Terrence Malick’s feature debut remains so wondrous and strange—it never releases its mysteries, and it never gets old. Yet Badlands (1973) can also seem straightforward, almost a genre piece, a story of lovers on the run drawn from recent U.S. history: the senseless killing spree undertaken by Charles Starkweather and his captive/lover/possible collaborator Caril Ann Fugate in 1958. Malick’s couple falls far short of the violence and depravity of their models; violence is almost incidental to them, happening outside of their agency, largely bloodless or something that can be set fire to and feel dazzled and warmed by. Both are searching for roles to inhabit. Kit (Martin Sheen) is always acting, playing with some vague idea of the misguided antihero. Hands in his pockets, he declares, “I got some stuff to say. Guess I’m lucky that way.” But how to get anyone other than Holly (Sissy Spacek) to listen? Killing people always draws attention. They start with Holly’s father (a cameo role for the great Warren Oates), before moving elsewhere, living outdoors for a spell, stealing cars, crossing state lines. Kit’s kill-list seems bafflingly random; he’s making it up as he goes along, and preparing his public statements for his inevitable moment of capture. And all the while we hear Holly’s voice, floating dreamlike on the soundtrack, narrating their adventure as though it’s to be read in the pulpy pages of some variant of True Romance with a mildly surrealistic streak: “He wanted to die with me and I wanted to be lost in his arms forever… I spelled out entire sentences on the roof of my mouth where no one could find them.” Both characters focus themselves on speaking to posterity, not living in the moment but rather observing the moment from afar. Maybe that’s what makes it so easy to kill folks.
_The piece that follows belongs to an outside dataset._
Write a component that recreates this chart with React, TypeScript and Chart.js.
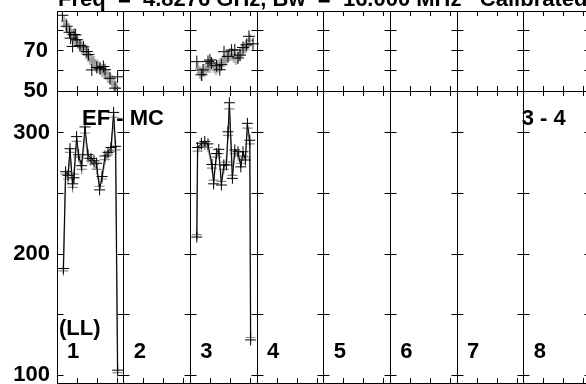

Immaculately crafted, imbued with music that never emphasizes dread (most notably the Carl Orff piece performed by children), suffused with the sort of images of nature’s glorious indifference that would become part of its director’s signature (see The Thin Red Line  et al), Badlands plays like a propulsive narrative as you watch it but hovers forever in memory as a scrapbook of images and sounds: the wedding cake that spent a decade in the ice-box, the launching of a balloon, the little house on an arid plain filled with a life’s collection of curious useless objects whose meaning is lost with the death of its sole inhabitant. A most welcome addition to the Criterion Collection, Badlands new DVD and Blu-ray edition features a marvelous series of interviews with Malick’s steady production designer Jack Fisk and editor Billy Webber, and with Sheen and Spacek, so extraordinary both, speaking of how Malick saw something in them that no one else did, changed their careers as a result—and changed film history, too.